◆ Written problem
Determine how many lines include the word "page", then give that number and nothing more.

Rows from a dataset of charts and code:
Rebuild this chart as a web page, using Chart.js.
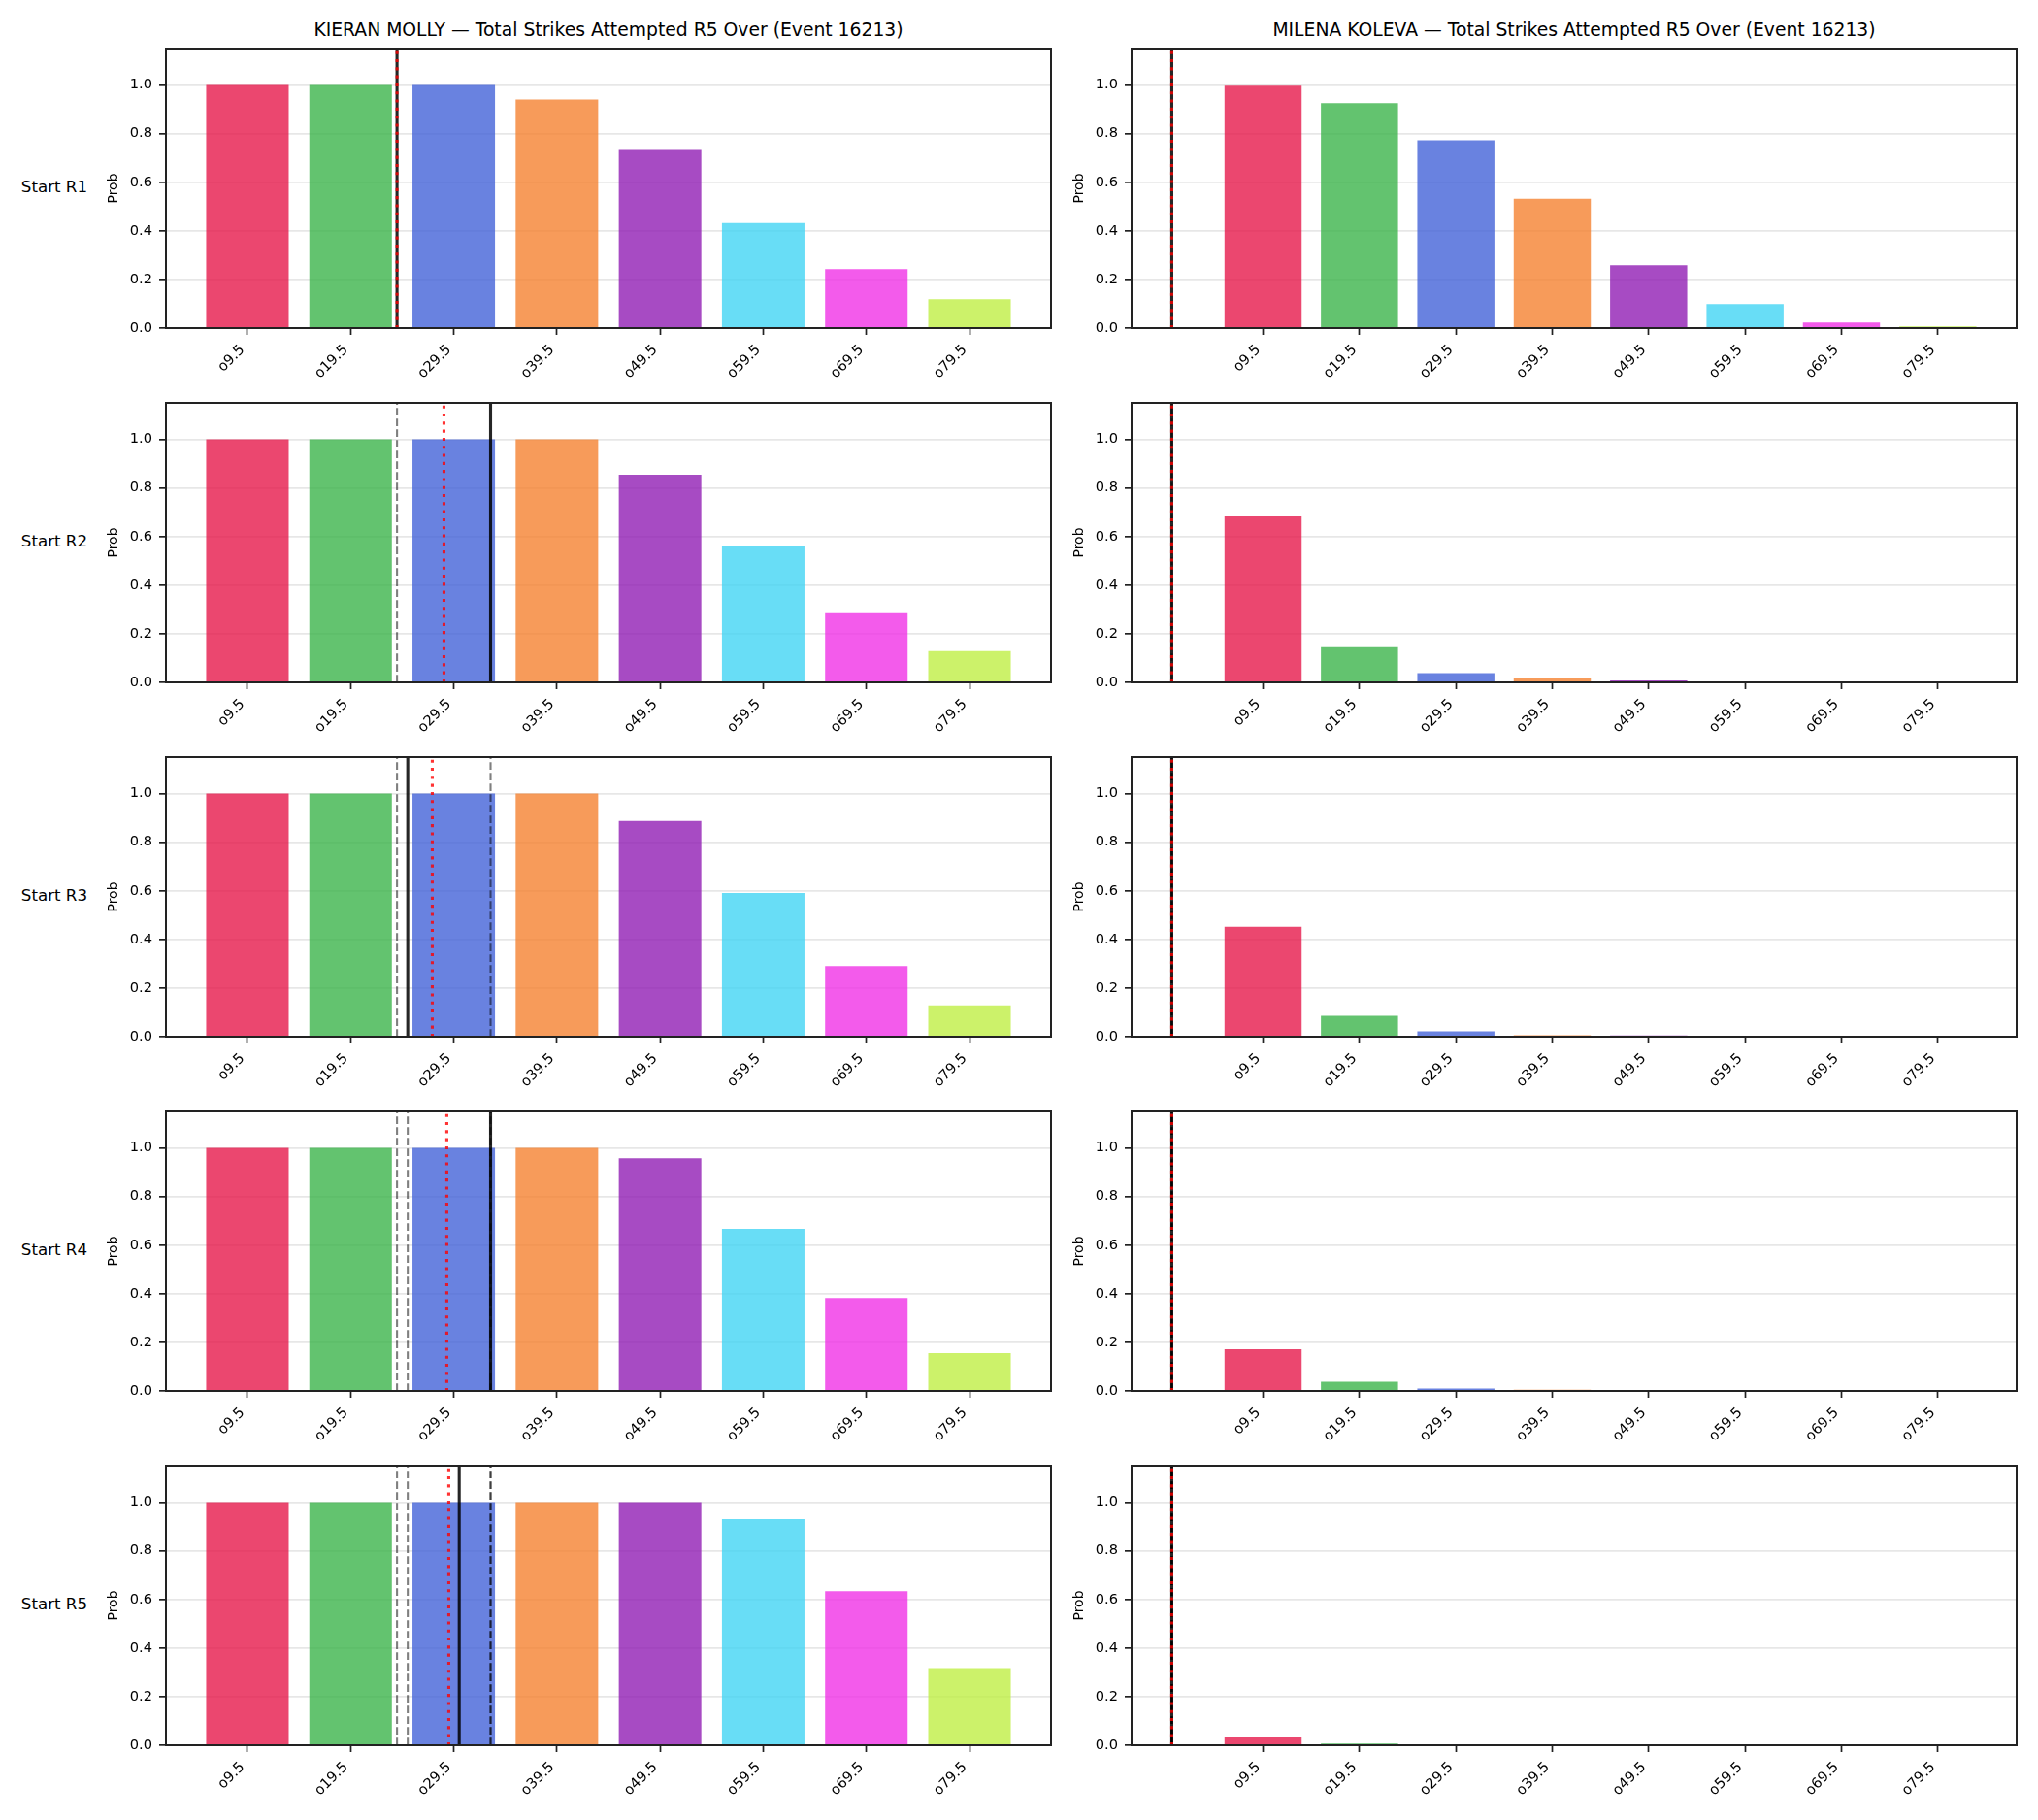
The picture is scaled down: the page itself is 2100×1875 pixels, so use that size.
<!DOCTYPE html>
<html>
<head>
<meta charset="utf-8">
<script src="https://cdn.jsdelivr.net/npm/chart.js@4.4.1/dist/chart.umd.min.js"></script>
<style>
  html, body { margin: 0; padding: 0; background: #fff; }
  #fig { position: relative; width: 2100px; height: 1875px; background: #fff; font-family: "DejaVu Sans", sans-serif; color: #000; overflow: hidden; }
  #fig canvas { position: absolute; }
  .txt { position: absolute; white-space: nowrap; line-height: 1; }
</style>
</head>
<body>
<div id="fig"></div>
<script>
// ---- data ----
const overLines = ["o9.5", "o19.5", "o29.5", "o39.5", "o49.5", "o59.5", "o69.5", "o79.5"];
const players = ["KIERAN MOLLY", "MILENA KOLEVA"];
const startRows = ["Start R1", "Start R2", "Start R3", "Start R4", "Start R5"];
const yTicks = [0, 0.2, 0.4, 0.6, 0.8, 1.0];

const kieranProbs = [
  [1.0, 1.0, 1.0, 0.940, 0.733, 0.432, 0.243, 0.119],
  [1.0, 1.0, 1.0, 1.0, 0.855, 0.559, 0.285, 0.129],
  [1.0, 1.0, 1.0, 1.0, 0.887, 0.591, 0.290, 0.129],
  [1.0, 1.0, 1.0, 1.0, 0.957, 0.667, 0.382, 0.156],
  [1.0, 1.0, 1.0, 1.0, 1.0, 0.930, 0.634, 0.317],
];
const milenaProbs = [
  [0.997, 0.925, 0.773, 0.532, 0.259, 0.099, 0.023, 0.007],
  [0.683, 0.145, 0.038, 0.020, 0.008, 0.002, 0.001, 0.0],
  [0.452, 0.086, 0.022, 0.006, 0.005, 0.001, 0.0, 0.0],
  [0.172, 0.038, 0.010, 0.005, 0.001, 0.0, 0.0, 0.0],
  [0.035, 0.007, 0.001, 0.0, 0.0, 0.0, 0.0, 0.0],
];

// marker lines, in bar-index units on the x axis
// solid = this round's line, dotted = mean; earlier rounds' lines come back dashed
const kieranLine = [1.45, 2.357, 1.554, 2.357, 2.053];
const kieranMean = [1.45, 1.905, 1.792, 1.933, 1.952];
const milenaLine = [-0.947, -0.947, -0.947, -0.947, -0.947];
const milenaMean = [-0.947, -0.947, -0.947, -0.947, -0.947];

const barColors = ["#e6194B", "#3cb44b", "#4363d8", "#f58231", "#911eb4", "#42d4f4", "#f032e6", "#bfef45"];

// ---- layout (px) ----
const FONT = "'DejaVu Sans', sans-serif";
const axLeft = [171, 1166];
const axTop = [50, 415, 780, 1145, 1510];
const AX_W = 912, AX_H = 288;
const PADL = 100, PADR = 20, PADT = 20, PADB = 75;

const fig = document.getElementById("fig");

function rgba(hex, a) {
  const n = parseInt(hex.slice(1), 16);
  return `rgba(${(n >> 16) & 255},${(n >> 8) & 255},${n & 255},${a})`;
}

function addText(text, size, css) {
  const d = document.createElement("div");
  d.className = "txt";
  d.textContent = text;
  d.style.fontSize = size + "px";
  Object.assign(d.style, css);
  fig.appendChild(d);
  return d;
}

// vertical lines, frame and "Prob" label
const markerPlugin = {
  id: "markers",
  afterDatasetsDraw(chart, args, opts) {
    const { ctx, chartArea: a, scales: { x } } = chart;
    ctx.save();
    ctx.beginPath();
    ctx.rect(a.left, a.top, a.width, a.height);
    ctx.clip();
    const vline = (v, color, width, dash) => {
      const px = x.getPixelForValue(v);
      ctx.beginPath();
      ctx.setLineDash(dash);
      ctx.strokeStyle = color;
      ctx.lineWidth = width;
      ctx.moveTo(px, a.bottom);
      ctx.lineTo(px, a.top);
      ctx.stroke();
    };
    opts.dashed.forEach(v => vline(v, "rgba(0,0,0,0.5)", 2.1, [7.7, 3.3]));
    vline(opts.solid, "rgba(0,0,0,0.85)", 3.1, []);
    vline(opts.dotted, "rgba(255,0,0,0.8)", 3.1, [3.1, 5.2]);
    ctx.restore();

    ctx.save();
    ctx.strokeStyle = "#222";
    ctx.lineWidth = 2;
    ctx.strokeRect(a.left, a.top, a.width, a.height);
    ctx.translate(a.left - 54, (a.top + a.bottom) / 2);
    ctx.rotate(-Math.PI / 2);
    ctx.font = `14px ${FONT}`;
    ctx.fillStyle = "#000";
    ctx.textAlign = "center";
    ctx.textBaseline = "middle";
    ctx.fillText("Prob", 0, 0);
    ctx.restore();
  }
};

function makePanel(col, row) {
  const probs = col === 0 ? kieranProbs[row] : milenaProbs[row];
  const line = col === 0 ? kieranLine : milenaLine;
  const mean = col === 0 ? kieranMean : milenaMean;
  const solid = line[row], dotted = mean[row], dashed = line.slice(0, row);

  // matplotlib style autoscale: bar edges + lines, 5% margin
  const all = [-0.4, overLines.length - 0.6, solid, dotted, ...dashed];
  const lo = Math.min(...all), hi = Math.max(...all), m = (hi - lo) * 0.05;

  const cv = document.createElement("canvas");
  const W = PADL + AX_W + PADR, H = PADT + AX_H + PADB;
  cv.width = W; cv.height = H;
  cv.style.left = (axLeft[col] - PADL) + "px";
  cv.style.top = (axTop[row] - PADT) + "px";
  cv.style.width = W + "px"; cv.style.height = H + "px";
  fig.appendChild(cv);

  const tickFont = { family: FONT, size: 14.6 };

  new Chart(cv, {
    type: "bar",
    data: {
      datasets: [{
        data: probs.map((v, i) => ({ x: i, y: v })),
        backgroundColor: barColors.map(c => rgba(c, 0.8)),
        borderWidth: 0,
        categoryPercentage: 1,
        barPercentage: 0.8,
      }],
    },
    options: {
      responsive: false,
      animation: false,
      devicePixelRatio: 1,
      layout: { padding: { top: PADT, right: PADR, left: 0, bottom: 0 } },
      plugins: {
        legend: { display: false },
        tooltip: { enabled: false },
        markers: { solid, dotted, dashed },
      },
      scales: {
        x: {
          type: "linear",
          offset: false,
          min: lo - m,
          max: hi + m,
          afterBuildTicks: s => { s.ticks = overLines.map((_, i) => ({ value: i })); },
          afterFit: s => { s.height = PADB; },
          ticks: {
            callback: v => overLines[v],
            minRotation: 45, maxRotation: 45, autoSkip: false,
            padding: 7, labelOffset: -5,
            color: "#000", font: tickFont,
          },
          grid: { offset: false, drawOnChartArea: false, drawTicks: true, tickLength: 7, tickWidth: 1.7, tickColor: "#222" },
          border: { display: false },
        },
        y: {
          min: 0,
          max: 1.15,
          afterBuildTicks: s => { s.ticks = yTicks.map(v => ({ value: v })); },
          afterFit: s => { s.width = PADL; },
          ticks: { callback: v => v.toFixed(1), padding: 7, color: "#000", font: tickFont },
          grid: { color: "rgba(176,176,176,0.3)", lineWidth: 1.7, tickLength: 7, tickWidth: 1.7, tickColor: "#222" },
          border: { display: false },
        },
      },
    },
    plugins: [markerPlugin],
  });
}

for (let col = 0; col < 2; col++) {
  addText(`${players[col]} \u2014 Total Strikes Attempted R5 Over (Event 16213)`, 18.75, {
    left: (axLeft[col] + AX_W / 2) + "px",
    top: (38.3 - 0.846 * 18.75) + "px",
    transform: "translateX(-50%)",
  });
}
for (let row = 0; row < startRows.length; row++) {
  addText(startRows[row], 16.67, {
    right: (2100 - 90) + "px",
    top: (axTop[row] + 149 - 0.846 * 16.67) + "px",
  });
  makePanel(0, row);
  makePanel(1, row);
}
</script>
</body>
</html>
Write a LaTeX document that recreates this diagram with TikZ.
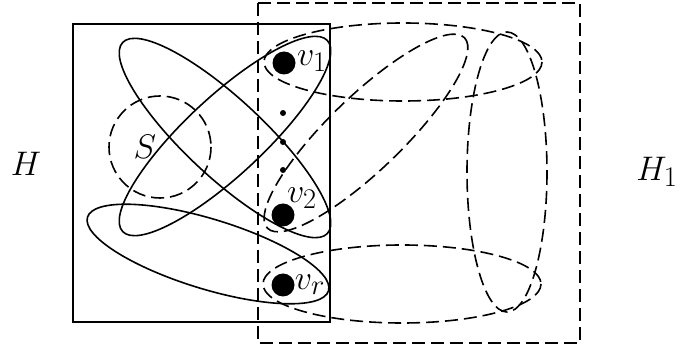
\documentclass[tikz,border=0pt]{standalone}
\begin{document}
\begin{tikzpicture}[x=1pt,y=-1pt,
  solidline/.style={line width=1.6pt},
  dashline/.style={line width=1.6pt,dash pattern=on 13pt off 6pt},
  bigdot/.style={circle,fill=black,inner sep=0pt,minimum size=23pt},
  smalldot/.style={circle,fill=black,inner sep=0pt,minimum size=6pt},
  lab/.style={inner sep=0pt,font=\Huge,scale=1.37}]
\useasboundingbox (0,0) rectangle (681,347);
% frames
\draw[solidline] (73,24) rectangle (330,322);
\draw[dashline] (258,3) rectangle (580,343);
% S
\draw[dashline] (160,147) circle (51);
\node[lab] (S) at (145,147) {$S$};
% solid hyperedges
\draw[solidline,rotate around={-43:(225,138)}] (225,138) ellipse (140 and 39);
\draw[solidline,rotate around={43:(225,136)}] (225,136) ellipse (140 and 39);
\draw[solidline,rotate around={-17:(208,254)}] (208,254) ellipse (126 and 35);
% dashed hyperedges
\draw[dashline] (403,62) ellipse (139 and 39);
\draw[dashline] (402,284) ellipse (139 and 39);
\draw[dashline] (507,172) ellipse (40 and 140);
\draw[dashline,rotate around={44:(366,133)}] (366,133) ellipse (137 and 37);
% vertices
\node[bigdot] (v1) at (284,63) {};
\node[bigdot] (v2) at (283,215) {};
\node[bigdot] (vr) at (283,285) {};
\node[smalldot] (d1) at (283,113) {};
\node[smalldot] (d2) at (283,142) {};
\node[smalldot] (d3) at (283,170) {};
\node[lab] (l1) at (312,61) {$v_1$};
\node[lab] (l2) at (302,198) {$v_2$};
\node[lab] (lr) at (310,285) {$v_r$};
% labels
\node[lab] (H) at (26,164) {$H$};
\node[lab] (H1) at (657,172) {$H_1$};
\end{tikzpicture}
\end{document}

◆ Complete response
2